══ Dataset section ══
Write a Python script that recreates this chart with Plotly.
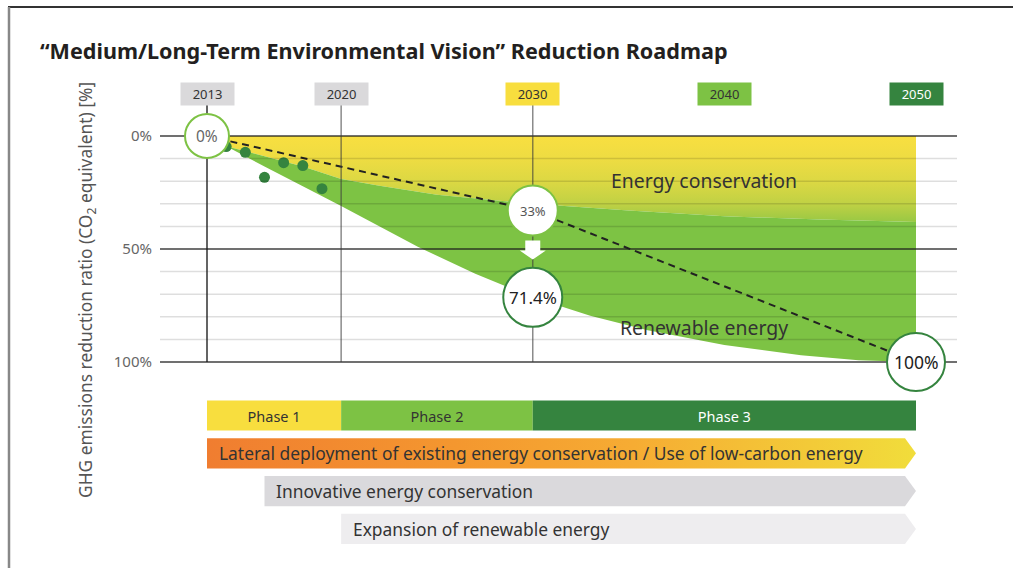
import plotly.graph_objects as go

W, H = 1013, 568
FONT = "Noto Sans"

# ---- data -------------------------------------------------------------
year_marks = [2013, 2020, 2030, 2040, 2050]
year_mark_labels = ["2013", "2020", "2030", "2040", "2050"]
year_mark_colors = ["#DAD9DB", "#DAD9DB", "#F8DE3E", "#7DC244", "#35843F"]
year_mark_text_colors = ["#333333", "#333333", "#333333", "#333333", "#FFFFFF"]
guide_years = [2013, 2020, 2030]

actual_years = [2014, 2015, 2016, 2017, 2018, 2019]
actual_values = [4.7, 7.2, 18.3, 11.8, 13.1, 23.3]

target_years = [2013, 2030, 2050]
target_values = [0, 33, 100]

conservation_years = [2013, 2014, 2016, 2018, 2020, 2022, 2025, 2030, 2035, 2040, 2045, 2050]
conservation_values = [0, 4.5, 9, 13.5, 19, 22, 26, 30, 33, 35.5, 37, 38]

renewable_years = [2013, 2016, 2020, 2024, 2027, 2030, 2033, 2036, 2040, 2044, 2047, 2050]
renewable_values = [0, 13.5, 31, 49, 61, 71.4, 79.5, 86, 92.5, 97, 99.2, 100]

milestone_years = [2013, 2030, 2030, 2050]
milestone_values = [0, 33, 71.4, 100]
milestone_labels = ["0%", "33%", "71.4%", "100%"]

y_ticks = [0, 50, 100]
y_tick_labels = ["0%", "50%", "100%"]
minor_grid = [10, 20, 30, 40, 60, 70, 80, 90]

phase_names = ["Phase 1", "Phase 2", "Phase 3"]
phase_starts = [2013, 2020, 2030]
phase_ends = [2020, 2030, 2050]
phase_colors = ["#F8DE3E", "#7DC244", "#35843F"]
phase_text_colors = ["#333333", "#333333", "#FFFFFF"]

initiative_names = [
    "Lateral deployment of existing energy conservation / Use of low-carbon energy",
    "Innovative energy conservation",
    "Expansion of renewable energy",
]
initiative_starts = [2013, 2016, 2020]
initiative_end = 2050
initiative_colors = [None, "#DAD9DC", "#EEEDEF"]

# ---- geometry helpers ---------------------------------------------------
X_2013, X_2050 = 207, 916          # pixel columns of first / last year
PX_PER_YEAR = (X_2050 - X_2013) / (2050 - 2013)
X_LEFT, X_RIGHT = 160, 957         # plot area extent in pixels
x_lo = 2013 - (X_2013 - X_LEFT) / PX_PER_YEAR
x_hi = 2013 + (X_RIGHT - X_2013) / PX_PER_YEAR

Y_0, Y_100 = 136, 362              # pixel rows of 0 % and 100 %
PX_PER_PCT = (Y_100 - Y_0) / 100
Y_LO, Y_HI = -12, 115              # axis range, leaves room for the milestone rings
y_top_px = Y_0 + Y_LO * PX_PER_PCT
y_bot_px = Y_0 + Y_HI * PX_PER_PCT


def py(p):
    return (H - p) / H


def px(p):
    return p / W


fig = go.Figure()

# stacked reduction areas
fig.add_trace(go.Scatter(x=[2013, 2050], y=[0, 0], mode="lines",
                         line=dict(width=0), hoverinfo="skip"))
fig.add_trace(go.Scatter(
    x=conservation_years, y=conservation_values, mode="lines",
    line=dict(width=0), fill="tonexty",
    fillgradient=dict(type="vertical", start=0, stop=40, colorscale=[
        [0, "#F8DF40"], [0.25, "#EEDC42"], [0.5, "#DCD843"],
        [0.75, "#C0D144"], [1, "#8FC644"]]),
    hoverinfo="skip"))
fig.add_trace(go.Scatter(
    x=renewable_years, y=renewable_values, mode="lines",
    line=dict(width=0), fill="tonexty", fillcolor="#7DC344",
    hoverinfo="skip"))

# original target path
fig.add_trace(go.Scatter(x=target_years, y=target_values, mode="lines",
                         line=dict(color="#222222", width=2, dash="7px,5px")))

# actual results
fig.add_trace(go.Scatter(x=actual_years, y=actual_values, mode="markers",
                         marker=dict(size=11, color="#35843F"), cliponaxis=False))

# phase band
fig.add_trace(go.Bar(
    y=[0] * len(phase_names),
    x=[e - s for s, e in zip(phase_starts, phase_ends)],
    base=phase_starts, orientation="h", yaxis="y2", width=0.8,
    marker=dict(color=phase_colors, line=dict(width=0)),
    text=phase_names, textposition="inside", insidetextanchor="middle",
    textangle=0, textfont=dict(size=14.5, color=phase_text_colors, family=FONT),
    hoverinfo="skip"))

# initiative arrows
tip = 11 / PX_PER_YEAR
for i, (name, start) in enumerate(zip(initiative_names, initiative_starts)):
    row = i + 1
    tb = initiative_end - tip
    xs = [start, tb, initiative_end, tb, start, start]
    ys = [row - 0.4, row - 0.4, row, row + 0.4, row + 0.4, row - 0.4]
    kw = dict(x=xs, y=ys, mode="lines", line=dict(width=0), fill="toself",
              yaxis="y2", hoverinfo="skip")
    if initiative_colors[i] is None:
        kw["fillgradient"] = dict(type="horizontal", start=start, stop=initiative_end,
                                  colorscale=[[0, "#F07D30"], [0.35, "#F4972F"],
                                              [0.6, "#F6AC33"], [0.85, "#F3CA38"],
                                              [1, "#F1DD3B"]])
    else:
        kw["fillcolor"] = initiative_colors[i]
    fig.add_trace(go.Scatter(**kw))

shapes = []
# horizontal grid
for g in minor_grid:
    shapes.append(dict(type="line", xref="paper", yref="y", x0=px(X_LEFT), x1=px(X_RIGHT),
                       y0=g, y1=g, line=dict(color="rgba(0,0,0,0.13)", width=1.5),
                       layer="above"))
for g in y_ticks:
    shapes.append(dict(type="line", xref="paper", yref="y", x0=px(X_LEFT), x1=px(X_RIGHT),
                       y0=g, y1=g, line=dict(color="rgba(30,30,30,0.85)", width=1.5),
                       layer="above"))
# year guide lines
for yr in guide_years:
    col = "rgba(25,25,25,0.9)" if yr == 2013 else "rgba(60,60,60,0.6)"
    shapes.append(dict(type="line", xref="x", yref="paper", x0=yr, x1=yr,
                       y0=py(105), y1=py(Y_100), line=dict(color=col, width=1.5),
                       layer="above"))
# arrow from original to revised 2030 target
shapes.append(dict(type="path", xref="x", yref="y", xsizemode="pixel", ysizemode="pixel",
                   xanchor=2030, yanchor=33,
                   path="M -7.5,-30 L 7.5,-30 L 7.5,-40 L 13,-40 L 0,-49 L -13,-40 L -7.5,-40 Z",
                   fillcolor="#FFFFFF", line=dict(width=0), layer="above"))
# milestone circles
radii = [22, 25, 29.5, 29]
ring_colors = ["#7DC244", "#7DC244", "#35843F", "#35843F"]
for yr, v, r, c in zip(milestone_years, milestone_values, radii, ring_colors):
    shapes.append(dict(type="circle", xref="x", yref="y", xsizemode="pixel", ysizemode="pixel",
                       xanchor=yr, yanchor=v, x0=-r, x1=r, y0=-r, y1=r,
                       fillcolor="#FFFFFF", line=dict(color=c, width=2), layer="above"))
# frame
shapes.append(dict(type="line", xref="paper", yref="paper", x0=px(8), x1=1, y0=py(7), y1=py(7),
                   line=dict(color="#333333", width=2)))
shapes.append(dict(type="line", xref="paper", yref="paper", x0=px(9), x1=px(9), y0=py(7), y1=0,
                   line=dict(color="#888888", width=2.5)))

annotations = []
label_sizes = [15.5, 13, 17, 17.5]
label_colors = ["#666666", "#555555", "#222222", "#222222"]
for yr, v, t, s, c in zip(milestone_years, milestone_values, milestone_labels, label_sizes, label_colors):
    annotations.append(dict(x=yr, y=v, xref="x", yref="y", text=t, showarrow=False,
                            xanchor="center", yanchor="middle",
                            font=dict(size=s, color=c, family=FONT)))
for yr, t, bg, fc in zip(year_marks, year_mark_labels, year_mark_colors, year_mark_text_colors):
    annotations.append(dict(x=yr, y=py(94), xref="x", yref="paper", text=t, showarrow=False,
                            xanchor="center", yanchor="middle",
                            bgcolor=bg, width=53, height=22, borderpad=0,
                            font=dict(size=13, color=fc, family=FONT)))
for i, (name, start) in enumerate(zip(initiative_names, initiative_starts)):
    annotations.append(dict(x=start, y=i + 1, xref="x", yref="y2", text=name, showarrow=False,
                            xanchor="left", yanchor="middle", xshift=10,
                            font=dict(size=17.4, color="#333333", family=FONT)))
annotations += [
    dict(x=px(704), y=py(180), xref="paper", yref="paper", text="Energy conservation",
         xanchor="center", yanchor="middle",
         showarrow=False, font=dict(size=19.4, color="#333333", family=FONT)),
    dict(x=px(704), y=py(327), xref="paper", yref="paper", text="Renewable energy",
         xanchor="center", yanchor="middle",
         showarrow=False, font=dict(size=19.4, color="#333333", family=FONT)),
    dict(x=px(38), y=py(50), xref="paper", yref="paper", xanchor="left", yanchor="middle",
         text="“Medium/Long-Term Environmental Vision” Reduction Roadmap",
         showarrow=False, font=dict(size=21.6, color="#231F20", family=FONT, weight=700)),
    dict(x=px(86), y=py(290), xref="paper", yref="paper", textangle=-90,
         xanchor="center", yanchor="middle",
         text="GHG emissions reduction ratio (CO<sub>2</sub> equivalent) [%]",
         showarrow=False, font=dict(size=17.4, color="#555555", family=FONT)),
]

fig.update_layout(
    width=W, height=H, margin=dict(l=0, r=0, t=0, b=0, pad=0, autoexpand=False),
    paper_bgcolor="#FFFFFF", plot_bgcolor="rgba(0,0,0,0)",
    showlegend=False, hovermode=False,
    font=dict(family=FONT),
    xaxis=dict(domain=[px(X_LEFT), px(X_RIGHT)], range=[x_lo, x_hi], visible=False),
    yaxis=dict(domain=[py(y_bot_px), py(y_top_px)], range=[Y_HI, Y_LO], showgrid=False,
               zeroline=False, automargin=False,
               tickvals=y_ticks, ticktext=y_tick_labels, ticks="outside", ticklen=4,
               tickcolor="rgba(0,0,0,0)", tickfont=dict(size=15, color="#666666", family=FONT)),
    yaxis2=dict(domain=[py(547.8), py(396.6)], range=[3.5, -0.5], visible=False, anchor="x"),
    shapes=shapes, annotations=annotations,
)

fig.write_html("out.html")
═══
Everything from the top line of the data down to and including the line with "minor_grid = [10, 20, 30, 40, 60, 70, 80, 90]" is to be copied, except the pictures.

» Task result:
Write a Python script that recreates this chart with Plotly.
import plotly.graph_objects as go

W, H = 1013, 568
FONT = "Noto Sans"

# ---- data -------------------------------------------------------------
year_marks = [2013, 2020, 2030, 2040, 2050]
year_mark_labels = ["2013", "2020", "2030", "2040", "2050"]
year_mark_colors = ["#DAD9DB", "#DAD9DB", "#F8DE3E", "#7DC244", "#35843F"]
year_mark_text_colors = ["#333333", "#333333", "#333333", "#333333", "#FFFFFF"]
guide_years = [2013, 2020, 2030]

actual_years = [2014, 2015, 2016, 2017, 2018, 2019]
actual_values = [4.7, 7.2, 18.3, 11.8, 13.1, 23.3]

target_years = [2013, 2030, 2050]
target_values = [0, 33, 100]

conservation_years = [2013, 2014, 2016, 2018, 2020, 2022, 2025, 2030, 2035, 2040, 2045, 2050]
conservation_values = [0, 4.5, 9, 13.5, 19, 22, 26, 30, 33, 35.5, 37, 38]

renewable_years = [2013, 2016, 2020, 2024, 2027, 2030, 2033, 2036, 2040, 2044, 2047, 2050]
renewable_values = [0, 13.5, 31, 49, 61, 71.4, 79.5, 86, 92.5, 97, 99.2, 100]

milestone_years = [2013, 2030, 2030, 2050]
milestone_values = [0, 33, 71.4, 100]
milestone_labels = ["0%", "33%", "71.4%", "100%"]

y_ticks = [0, 50, 100]
y_tick_labels = ["0%", "50%", "100%"]
minor_grid = [10, 20, 30, 40, 60, 70, 80, 90]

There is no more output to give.